Prompt: Retype every line from the top of the entries down to the one with "plt.rcParams['font.family'] = ['Liberation", both included, and skip the pictures.
◇ ◇ ◇ ◇
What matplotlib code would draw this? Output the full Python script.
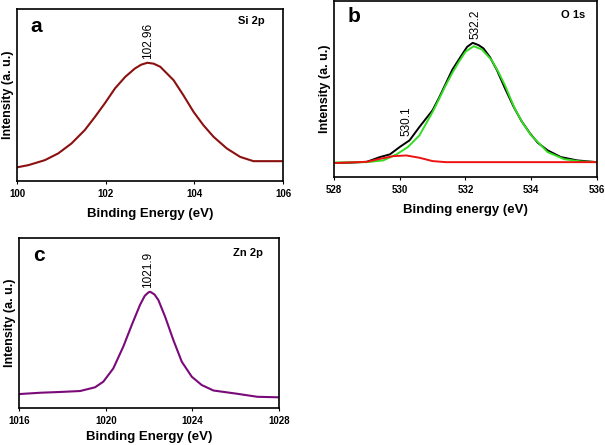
import matplotlib
matplotlib.use('Agg')
import matplotlib.pyplot as plt

plt.rcParams['font.family'] = ['Liberation Sans', 'DejaVu Sans']

# Si 2p
si_x = [100.0, 100.26, 100.63, 100.93, 101.23, 101.53, 101.76, 101.98, 102.21, 102.44, 102.66,
        102.8, 102.94, 103.08, 103.23, 103.53, 103.75, 103.98, 104.2, 104.43, 104.73, 105.03,
        105.33, 106.0]
si_y = [0.080, 0.093, 0.122, 0.161, 0.219, 0.297, 0.374, 0.452, 0.539, 0.606, 0.655,
        0.677, 0.688, 0.683, 0.665, 0.587, 0.500, 0.403, 0.326, 0.258, 0.190, 0.141,
        0.116, 0.116]

# O 1s
o_x = [528.0, 528.5, 529.0, 529.4, 529.7, 530.0, 530.3, 530.6, 531.0, 531.2, 531.4, 531.6, 531.85,
       532.05, 532.22, 532.4, 532.55, 532.75, 532.96, 533.2, 533.47, 533.7, 533.97, 534.2, 534.5,
       534.9, 535.4, 536.0]
o_y = [0.080, 0.082, 0.087, 0.114, 0.129, 0.171, 0.209, 0.285, 0.380, 0.452, 0.531, 0.610, 0.683,
       0.740, 0.763, 0.750, 0.731, 0.680, 0.607, 0.505, 0.398, 0.320, 0.247, 0.195, 0.152,
       0.114, 0.095, 0.085]
o_fit_x = [528.0, 529.0, 529.5, 529.9, 530.25, 530.6, 531.0, 531.2, 531.4, 531.6, 531.8, 532.0,
           532.25, 532.5, 532.8, 533.0, 533.2, 533.5, 533.75, 534.0, 534.5, 535.0, 535.5, 536.0]
o_fit_y = [0.083, 0.085, 0.095, 0.129, 0.171, 0.237, 0.370, 0.445, 0.522, 0.592, 0.655, 0.712,
           0.744, 0.725, 0.664, 0.598, 0.522, 0.389, 0.305, 0.237, 0.142, 0.102, 0.089, 0.085]
o_low_x = [528.0, 529.0, 529.4, 529.8, 530.2, 530.6, 531.0, 531.4, 536.0]
o_low_y = [0.080, 0.087, 0.104, 0.119, 0.123, 0.110, 0.091, 0.085, 0.085]

# Zn 2p
zn_x = [1016, 1017, 1018, 1018.82, 1019.51, 1019.89, 1020.35, 1020.81, 1021.2, 1021.58, 1021.8,
        1021.97, 1022.05, 1022.25, 1022.43, 1022.74, 1023.12, 1023.51, 1023.97, 1024.43, 1024.97,
        1026, 1027, 1028]
zn_y = [0.082, 0.090, 0.095, 0.100, 0.122, 0.155, 0.233, 0.361, 0.488, 0.606, 0.660,
        0.680, 0.684, 0.668, 0.635, 0.537, 0.400, 0.272, 0.184, 0.135, 0.103,
        0.085, 0.066, 0.063]

fig = plt.figure(figsize=(6.05, 4.45), dpi=100)

def style(ax, xlim, xticks, xlabel, xpad):
    ax.set_xlim(xlim)
    ax.set_ylim(0, 1)
    ax.set_xticks(xticks)
    ax.set_yticks([])
    ax.tick_params(axis='x', length=2, labelsize=7, pad=4)
    for lab in ax.get_xticklabels():
        lab.set_fontweight('bold')
    for s in ax.spines.values():
        s.set_linewidth(1.2)
    ax.set_xlabel(xlabel, fontsize=9.5, fontweight='bold', labelpad=xpad)
    ax.set_ylabel('Intensity (a. u.)', fontsize=9, fontweight='bold', labelpad=2)

ax1 = fig.add_axes([0.028, 0.593, 0.44, 0.3865])
ax1.plot(si_x, si_y, color='#8b1010', lw=1.5)
style(ax1, (100, 106), [100, 102, 104, 106], 'Binding Energy (eV)', 6)
ax1.text(0.05, 0.9, 'a', transform=ax1.transAxes, fontsize=15, fontweight='bold', va='center')
ax1.text(0.88, 0.93, 'Si 2p', transform=ax1.transAxes, fontsize=8, fontweight='bold', ha='center', va='center')
ax1.annotate('102.96', (102.96, 0.688), xytext=(0, 3), textcoords='offset points',
             rotation=90, ha='center', va='bottom', fontsize=8.5)

ax2 = fig.add_axes([0.552, 0.602, 0.4347, 0.3955])
ax2.plot(o_x, o_y, color='black', lw=1.4)
ax2.plot(o_fit_x, o_fit_y, color='#33dd22', lw=1.4)
ax2.plot(o_low_x, o_low_y, color='#ee1111', lw=1.4)
style(ax2, (528, 536), [528, 530, 532, 534, 536], 'Binding energy (eV)', 6)
ax2.text(0.05, 0.91, 'b', transform=ax2.transAxes, fontsize=15, fontweight='bold', va='center')
ax2.text(0.91, 0.92, 'O 1s', transform=ax2.transAxes, fontsize=8, fontweight='bold', ha='center', va='center')
ax2.annotate('532.2', (532.3, 0.763), xytext=(0, 3), textcoords='offset points',
             rotation=90, ha='center', va='bottom', fontsize=8.5)
ax2.annotate('530.1', (530.2, 0.2), xytext=(0, 4), textcoords='offset points',
             rotation=90, ha='center', va='bottom', fontsize=8.5)

ax3 = fig.add_axes([0.0314, 0.0831, 0.43, 0.382])
ax3.plot(zn_x, zn_y, color='#7a0a7a', lw=1.5)
style(ax3, (1016, 1028), [1016, 1020, 1024, 1028], 'Binding Energy (eV)', 3)
ax3.text(0.055, 0.9, 'c', transform=ax3.transAxes, fontsize=15, fontweight='bold', va='center')
ax3.text(0.88, 0.91, 'Zn 2p', transform=ax3.transAxes, fontsize=8, fontweight='bold', ha='center', va='center')
ax3.annotate('1021.9', (1021.97, 0.684), xytext=(0, 3), textcoords='offset points',
             rotation=90, ha='center', va='bottom', fontsize=8.5)

fig.savefig('out.png', dpi=100)
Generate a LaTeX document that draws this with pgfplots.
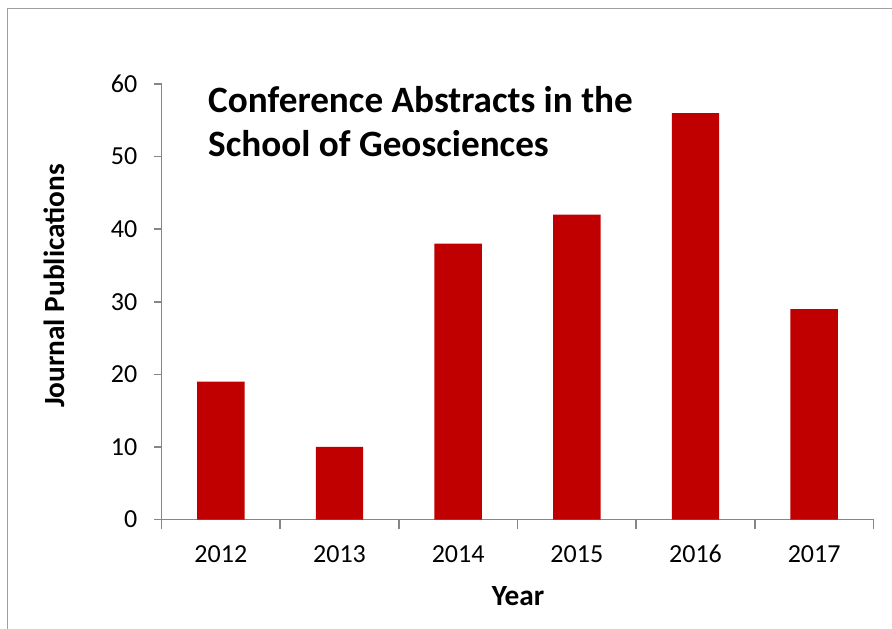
\documentclass[border=0pt]{standalone}
\usepackage{pgfplots}
\pgfplotsset{compat=1.18}
\usepackage{fontspec}
\setmainfont{Carlito}
\definecolor{barred}{RGB}{192,0,0}
\definecolor{axisgray}{RGB}{134,134,134}
\definecolor{framegray}{RGB}{160,160,160}
\begin{document}
\begin{tikzpicture}[x=1pt,y=1pt]
\useasboundingbox (0,0) rectangle (892,-629);
\draw[framegray, line width=1.5pt] (7.5,-640) -- (7.5,-8.3) -- (900,-8.3);
\begin{axis}[
    at={(161.5pt,-519.5pt)}, anchor=south west,
    scale only axis, width=712pt, height=435.5pt,
    ybar, bar width=0.4,
    xmin=-0.5, xmax=5.5, ymin=0, ymax=60,
    axis lines=left,
    axis line style={-, axisgray, line width=1.5pt},
    tick style={axisgray, line width=1.5pt},
    tick align=outside,
    ytick={0,10,...,60},
    xtick={0,...,5},
    xticklabels={2012,2013,2014,2015,2016,2017},
    major x tick style={draw=none},
    minor xtick={-0.5,0.5,...,5.5},
    major tick length=7pt, minor tick length=9pt,
    /pgf/number format/assume math mode=true,
    ticklabel style={font=\fontsize{26}{31}\selectfont, text=black},
    yticklabel style={anchor=east, inner sep=0pt, xshift=-17pt},
    xticklabel style={anchor=base, inner sep=0pt, yshift=-35.5pt},
]
\addplot[fill=barred, draw=none] coordinates {
    (0,19) (1,10) (2,38) (3,42) (4,56) (5,29)
};
\end{axis}
\node[anchor=base west, font=\fontsize{37.2}{44}\selectfont\bfseries, inner sep=0pt] at (208,-112) {Conference Abstracts in the};
\node[anchor=base west, font=\fontsize{37.2}{44}\selectfont\bfseries, inner sep=0pt] at (208,-156) {School of Geosciences};
\node[anchor=base, font=\fontsize{29.3}{35}\selectfont\bfseries, inner sep=0pt] at (518,-605) {Year};
\node[anchor=base, rotate=90, font=\fontsize{29.3}{35}\selectfont\bfseries, inner sep=0pt] at (64,-286) {Journal Publications};
\end{tikzpicture}
\end{document}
◇ ◇ ◇ ◇
Exercise result:
What matplotlib code would draw this? Output the full Python script.
import matplotlib
matplotlib.use('Agg')
import matplotlib.pyplot as plt

plt.rcParams['font.family'] = ['Liberation Sans', 'DejaVu Sans']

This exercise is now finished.